I just wanted to see if we could get a little more detail on the revenue growth in the quarter -- SME business this quarter. It came in a little lighter than we are looking for. Transaction growth seemed to be solid. You mentioned the move upmarket. I guess, my big overarching question is, are you seeing any signs of pricing pressure at the smaller end? We heard First Data talk about a 6% decline in revenue for transactions. [indiscernible] successfully called out some pricing pressure in their merchant-acquiring business, so I think the smaller end. Are you guys seeing anything at the smaller end and anything related to the uptick in attrition that causes the revenue weakness in SME this quarter? And I have a follow-up.

Robert H. B. Baldwin

Well, let's take in the last part. I mean, the attrition ticked up by -- sequentially by 0.2%, which was pretty much directly related to the same-store sales decline of 0.2%. So no change that I would call out in attrition at all. The -- listen, it's very hard to look at what is going on in terms of prices day to day. Perceived price is a huge competitive issue. The reality of our business is teaser rates are very prevalent as a way to sell. So the merchant almost always thinks they're getting a better deal, whether they are or not. We have been, for years and remain, the low-cost guys out there. We're not the ones who kept the Durbin Dollars, the Durbin reduction, for example. And so no, I would say, if I look at our basis points of estimated margin as adjusted for the growth, I've mentioned the change from 2010 to 2013, the basis points were essentially unchanged in that period. Just isn't much going on with new [indiscernible]. Are you -- as you look at your attrition, are you generally -- you'll lose merchants that on -- typically will be the fatter-priced merchants that you might have in your portfolio will tend to be a higher attrition than your lower-priced merchants. That's what you'd expect. But I don't think there's anything dramatic going on. I would say that our observation that a lot of our competitors' prices have to be better than they used to have to be. Years ago, we looked at some of our -- the ISOs, and we were thinking that they were priced -- we were in the low-50s in basis points, they were in 70 and 80 basis points. Probably, now, they're more like in the 60 to 70 basis points, so I can see that. And you mentioned, per transaction, our average ticket is staying the same, give or take and -- but per-transaction pricing is just not relevant to the -- to our SME business. I don't have an observation about anybody else's, but ours is not. It's really looked at in basis points. That is down a little bit, driven by the continued increase in the size of the merchants.

Operator

[Operator Instructions] We'll take our next question from Meghna Ladha with Susquehanna.

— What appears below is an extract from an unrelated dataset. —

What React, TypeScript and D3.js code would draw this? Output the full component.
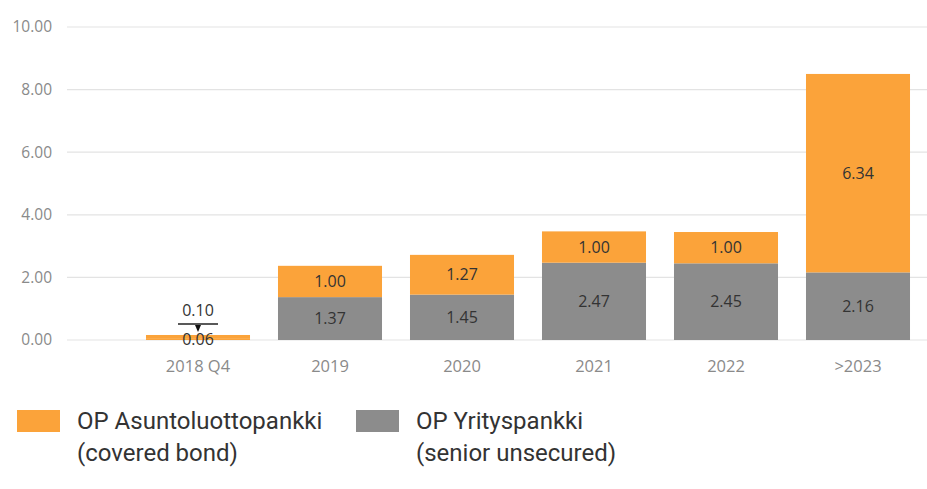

Meghna Ladha - Susquehanna Financial Group, LLLP, Research Division

Most of them actually have been answered. But Bob, you talked a lot about M&A and you plan to make acquisitions in the future. But what is the sustainable organic growth for the company, excluding M&A next couple of years?

Robert H. B. Baldwin

I think -- we think we can get the SME Card business growing higher-single digits through installed margin growth, and then overlay that with -- that's about 3/4 of the business. The other 1/4 is non-card, which can grow significantly higher. We aspire to getting back to double digit revenue growth. It's hard. This is a tough economy, but that's what we aspire to. And let's say, the levers are installed -- assuming the economy stays okay, not great, but we'd love to have some more wind at our back, but assume the economy is unchanged, we'd love to drive the SME business through higher installed margin and then as I say, have a higher growth in the smaller and faster-growing businesses that we have.

Operator

We'll go next to Glenn Fodor with Autonomous Research.

Glenn T. Fodor - Autonomous Research LLP

You have several emerging players like Leaf and Tabbedout where you're building the infrastructure in order to link your systems into theirs. So can you give just some detail on the work involved here? I mean, do you need to do a new integration for every partner you sign with? Or have you developed a type of middleware, that it's just a matter of bolting on new partners as they come onboard?

Robert O. Carr

Great question. Yes, we have developed middleware. We have RFCKs and APIs that can be connected to. We've developed a gateway called Portico. It's -- we've consolidated most of our gateway activity into Portico. So we are working to become the easiest player to integrate with. On our end, we are already hooked into Tabbedout and Leaf, and I think that works pretty much behind us.

Operator

We'll go next to Chris Shutler with William Blair.

Christopher Shutler - William Blair & Company L.L.C., Research Division

I jumped on a little bit late, so I apologize if this was asked already. But in the Heartland School Solutions segment, it looks like that grew about 3% in the quarter. To your point earlier about some of the smaller pieces of the business growing faster than the SME piece, was that segment negatively impacted in any way in the quarter by anything? And just curious about the outlook for that business longer term.

Robert H. B. Baldwin

No. I think that, overall, we feel very good about the School Solutions business. The Chicago conversion is a big focus, and that didn't happen quite as quickly as we would have hoped. It's a big, complicated thing to work with. But no, we feel great. The core of that business is going to be continuing to grow the number of schools that we have, taking them away from other people, or in the case of Chicago, empowering a new solution. We think we're going to be good there, and then overlaying that with the growth in the payment side, which is the primary focus. And we think that 17% growth in the -- active parents is a great leading indicator for the opportunity in the -- as we're actually getting the payments and the convenience fees in the -- during the actual school year.

Operator

All right, and thank you. That will conclude today's question-and-answer session, as well as today's conference call. We thank you for your participation.